My original intent for creating this piece was to inspire the viewer to think.
I chose specific materials and geometry to urge beyond the casual glance. Solid billet aluminum and graphite are both metals, but in their natural state differ very much from each other. Their appearance is, fair to say, visually opposite, which provides a perfect contrast. Creating precise geometric blocks of them, exact replicas to within one thousandth of an inch, was quite challenging. Graphite is extremely messy to machine, since it deposits very fine black dust everywhere. Aluminum, on the other hand, is one of the easiest of the metals to machine, so putting them side by side was additionally appropriate. Another element of this work is that each block has a portion of the other rising from it. One rises vertically while the other extends horizontally. Why?

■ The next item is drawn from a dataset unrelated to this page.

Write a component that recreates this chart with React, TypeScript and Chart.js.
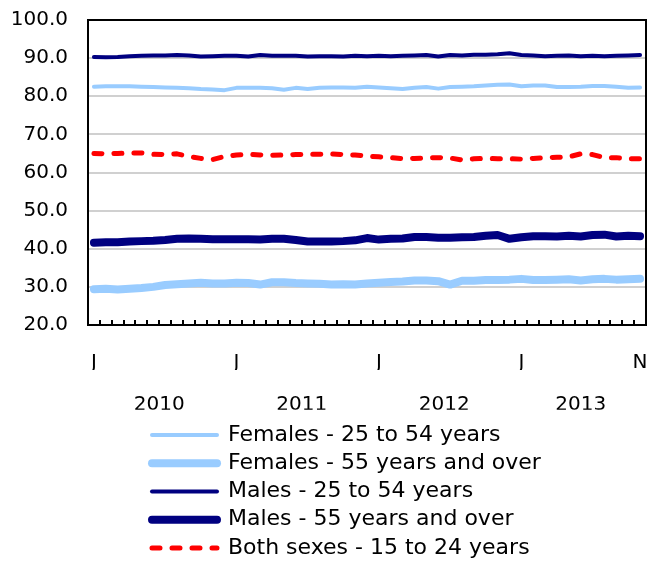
import React, { useEffect, useRef } from "react";
import { Chart, registerables } from "chart.js";

Chart.register(...registerables);

const months = [
  "Jan 2010", "Feb 2010", "Mar 2010", "Apr 2010", "May 2010", "Jun 2010",
  "Jul 2010", "Aug 2010", "Sep 2010", "Oct 2010", "Nov 2010", "Dec 2010",
  "Jan 2011", "Feb 2011", "Mar 2011", "Apr 2011", "May 2011", "Jun 2011",
  "Jul 2011", "Aug 2011", "Sep 2011", "Oct 2011", "Nov 2011", "Dec 2011",
  "Jan 2012", "Feb 2012", "Mar 2012", "Apr 2012", "May 2012", "Jun 2012",
  "Jul 2012", "Aug 2012", "Sep 2012", "Oct 2012", "Nov 2012", "Dec 2012",
  "Jan 2013", "Feb 2013", "Mar 2013", "Apr 2013", "May 2013", "Jun 2013",
  "Jul 2013", "Aug 2013", "Sep 2013", "Oct 2013", "Nov 2013",
];

const years = ["2010", "2011", "2012", "2013"];

const yTicks = [20, 30, 40, 50, 60, 70, 80, 90, 100];

const females25to54 = [
  82.5, 82.6, 82.6, 82.6, 82.5, 82.4, 82.3, 82.2, 82.1, 81.9, 81.8, 81.6,
  82.2, 82.2, 82.2, 82.1, 81.7, 82.2, 81.9, 82.2, 82.3, 82.3, 82.2, 82.5,
  82.3, 82.1, 81.9, 82.2, 82.4, 82.0, 82.4, 82.5, 82.6, 82.8, 83.0, 83.1,
  82.6, 82.8, 82.8, 82.4, 82.4, 82.5, 82.7, 82.7, 82.5, 82.2, 82.3,
];

const females55plus = [
  29.4, 29.5, 29.3, 29.5, 29.7, 30.0, 30.5, 30.7, 30.9, 31.1, 30.9, 30.9,
  31.1, 31.0, 30.6, 31.2, 31.2, 31.0, 30.9, 30.8, 30.6, 30.7, 30.6, 30.9,
  31.1, 31.3, 31.4, 31.7, 31.7, 31.5, 30.6, 31.6, 31.6, 31.8, 31.8, 31.9,
  32.1, 31.8, 31.8, 31.9, 32.0, 31.7, 32.0, 32.1, 31.9, 32.0, 32.1,
];

const males25to54 = [
  90.3, 90.2, 90.3, 90.5, 90.6, 90.7, 90.7, 90.8, 90.7, 90.4, 90.5, 90.6,
  90.6, 90.4, 90.8, 90.6, 90.6, 90.6, 90.4, 90.5, 90.5, 90.4, 90.6, 90.5,
  90.6, 90.5, 90.6, 90.7, 90.8, 90.4, 90.8, 90.7, 90.9, 90.9, 91.0, 91.3,
  90.8, 90.7, 90.5, 90.6, 90.7, 90.5, 90.6, 90.5, 90.6, 90.7, 90.8,
];

const males55plus = [
  41.6, 41.7, 41.7, 41.9, 42.0, 42.1, 42.3, 42.6, 42.7, 42.6, 42.5, 42.5,
  42.5, 42.5, 42.4, 42.6, 42.6, 42.3, 41.9, 41.9, 41.9, 42.0, 42.2, 42.8,
  42.4, 42.6, 42.7, 43.1, 43.1, 42.9, 42.9, 43.0, 43.1, 43.4, 43.6, 42.6,
  43.0, 43.3, 43.3, 43.2, 43.4, 43.2, 43.6, 43.7, 43.2, 43.4, 43.3,
];

const bothSexes15to24 = [
  65.0, 64.9, 65.0, 65.1, 65.1, 64.8, 64.7, 64.9, 64.2, 63.7, 63.4, 64.2,
  64.6, 64.8, 64.6, 64.5, 64.6, 64.7, 64.8, 64.8, 64.9, 64.7, 64.6, 64.3,
  64.1, 63.9, 63.6, 63.7, 63.8, 63.9, 63.8, 63.3, 63.6, 63.7, 63.6, 63.6,
  63.5, 63.7, 63.9, 64.0, 64.1, 64.9, 64.7, 63.9, 63.9, 63.6, 63.6,
];

const LIGHT_BLUE = "#99CCFF";
const NAVY = "#000080";
const RED = "#FF0000";
const GRID = "#D0D0D0";
const CLEAR = "rgba(0,0,0,0)";
const FONT = "'DejaVu Sans', Verdana, sans-serif";

const LEGEND_X = 152;
const LEGEND_ROW1_TOP = 424;
const LEGEND_PAD = 6.25;

const legendPlacer = {
  id: "legendPlacer",
  beforeDraw(chart: any) {
    const lg = chart.legend;
    if (!lg) return;
    lg.left = LEGEND_X - LEGEND_PAD;
    lg.top = LEGEND_ROW1_TOP - LEGEND_PAD;
    lg.bottom = lg.top + lg.height + 20;
    lg.right = chart.width;
  },
};

// small upward tick marks on the bottom axis, at the month boundaries
const drawMonthTicks = (chart: any) => {
  const area = chart.chartArea;
  const ctx = chart.ctx;
  if (!area || !ctx) return;
  const n = months.length;
  const step = (area.right - area.left) / n;
  ctx.save();
  ctx.fillStyle = "#000000";
  for (let i = 1; i < n; i++) {
    const px = Math.round(area.left + i * step);
    ctx.fillRect(px - 1, area.bottom - 5, 2, 5);
  }
  ctx.restore();
};

const monthTickMarks = {
  id: "monthTickMarks",
  afterDatasetsDraw(chart: any) {
    drawMonthTicks(chart);
  },
};

export default function App() {
  const ref = useRef<HTMLCanvasElement | null>(null);

  useEffect(() => {
    if (!ref.current) return;
    const yearCenters = years.map((yr) => {
      const idx = months
        .map((m, i) => (m.endsWith(yr) ? i : -1))
        .filter((i) => i >= 0);
      return (idx[0] + idx[idx.length - 1]) / 2;
    });
    const last = months.length - 1;

    const mk = (label: string, data: number[], color: string, width: number, dash: number[] = []) => ({
      label,
      data,
      borderColor: color,
      backgroundColor: color,
      borderWidth: width,
      borderDash: dash,
      borderCapStyle: "round" as const,
      borderJoinStyle: "round" as const,
      pointRadius: 0,
      pointHoverRadius: 0,
      tension: 0,
      fill: false,
      xAxisID: "x",
      yAxisID: "y",
    });

    const chart = new Chart(ref.current, {
      type: "line",
      data: {
        labels: months,
        datasets: [
          mk("Females - 25 to 54 years", females25to54, LIGHT_BLUE, 4),
          mk("Females - 55 years and over", females55plus, LIGHT_BLUE, 8),
          mk("Males - 25 to 54 years", males25to54, NAVY, 4),
          mk("Males - 55 years and over", males55plus, NAVY, 8),
          mk("Both sexes - 15 to 24 years", bothSexes15to24, RED, 5, [8, 12]),
        ],
      },
      plugins: [legendPlacer, monthTickMarks],
      options: {
        responsive: false,
        animation: false,
        events: [],
        layout: { padding: 0, autoPadding: false },
        font: { family: FONT, size: 20 },
        color: "#000",
        plugins: {
          tooltip: { enabled: false },
          title: { display: false },
          legend: {
            display: true,
            position: "bottom",
            align: "start",
            labels: {
              usePointStyle: true,
              pointStyle: "line",
              pointStyleWidth: 65,
              padding: LEGEND_PAD,
              color: "#000",
              font: { family: FONT, size: 22 },
              generateLabels: (ch: any) => {
                const items = Chart.defaults.plugins.legend.labels.generateLabels(ch);
                return items.map((it: any) => {
                  const ds = ch.data.datasets[it.datasetIndex];
                  return {
                    ...it,
                    pointStyle: "line",
                    lineWidth: ds.borderWidth,
                    lineDash: ds.borderDash || [],
                    lineCap: "round",
                    strokeStyle: ds.borderColor,
                    fillStyle: ds.borderColor,
                  };
                });
              },
            },
          },
        },
        scales: {
          x: {
            type: "category",
            position: "bottom",
            offset: true,
            weight: 0,
            grid: {
              display: true,
              drawOnChartArea: false,
              drawTicks: true,
              tickLength: 26,
              color: CLEAR,
              tickColor: CLEAR,
            },
            border: { display: true, color: "#000", width: 2 },
            ticks: {
              autoSkip: false,
              maxRotation: 0,
              minRotation: 0,
              padding: 0,
              color: "#000",
              font: { family: FONT, size: 20 },
              callback: (_v: any, i: number) =>
                i % 12 === 0 || i === last ? months[i].charAt(0) : "",
            },
            afterFit: (s: any) => {
              s.height = 45;
            },
          },
          xYear: {
            type: "linear",
            position: "bottom",
            weight: 1,
            min: -0.5,
            max: last + 0.5,
            grid: {
              display: true,
              drawOnChartArea: false,
              drawTicks: true,
              tickLength: 23,
              color: CLEAR,
              tickColor: CLEAR,
            },
            border: { display: false },
            ticks: {
              padding: 0,
              color: "#000",
              autoSkip: false,
              maxRotation: 0,
              font: { family: FONT, size: 20 },
              callback: (_v: any, i: number) => years[i],
            },
            afterBuildTicks: (s: any) => {
              s.ticks = yearCenters.map((v) => ({ value: v }));
            },
            afterFit: (s: any) => {
              s.height = 39.75;
            },
          },
          xTop: {
            type: "linear",
            position: "top",
            min: 0,
            max: 1,
            grid: { display: false, drawTicks: false },
            border: { display: true, color: "#000", width: 2 },
            ticks: { display: false, padding: 0 },
            afterFit: (s: any) => {
              s.height = 20;
            },
          },
          y: {
            type: "linear",
            position: "left",
            min: 20,
            max: 100,
            grid: {
              drawTicks: true,
              tickLength: 20,
              tickColor: CLEAR,
              lineWidth: 2,
              color: (ctx: any) =>
                ctx.tick && (ctx.tick.value === 20 || ctx.tick.value === 100)
                  ? CLEAR
                  : GRID,
            },
            border: { display: true, color: "#000", width: 2 },
            ticks: {
              padding: 0,
              color: "#000",
              font: { family: FONT, size: 20 },
              callback: (v: any) => Number(v).toFixed(1),
            },
            afterBuildTicks: (s: any) => {
              s.ticks = yTicks.map((v) => ({ value: v }));
            },
            afterFit: (s: any) => {
              s.width = 88;
            },
          },
          yRight: {
            type: "linear",
            position: "right",
            min: 20,
            max: 100,
            grid: { display: false, drawTicks: false },
            border: { display: true, color: "#000", width: 2 },
            ticks: { display: false, padding: 0 },
            afterFit: (s: any) => {
              s.width = 2;
            },
          },
        },
      } as any,
    });

    return () => chart.destroy();
  }, []);

  return (
    <div style={{ position: "absolute", left: 0, top: 0, width: 648, height: 561 }}>
      <canvas ref={ref} width={648} height={561} style={{ display: "block" }} />
    </div>
  );
}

Faith is clearly represented here, as is reason, but which is which? Does it matter? Does one eschew the other or is each needed to understand the other? Does faith need to be unreasonable? Must the foundation of reason always be empirical? Surely, they can be understood independent of each other, but what happens when they are examined as a unit?
My personal impetus for creating this work was a casual conversation with a gentleman who has since died. We would often get into very enjoyable but heated arguments as to the nature of things from differing philosophical perspectives. I recall a specific instance when his reply to me was: “As I see it, there are two alternatives here. I could be right and you could be wrong, or vice versa. Would you agree?” I thought for a moment and responded that there was a third possibility. “What’s that?” he asked. I said: “We could both be wrong!”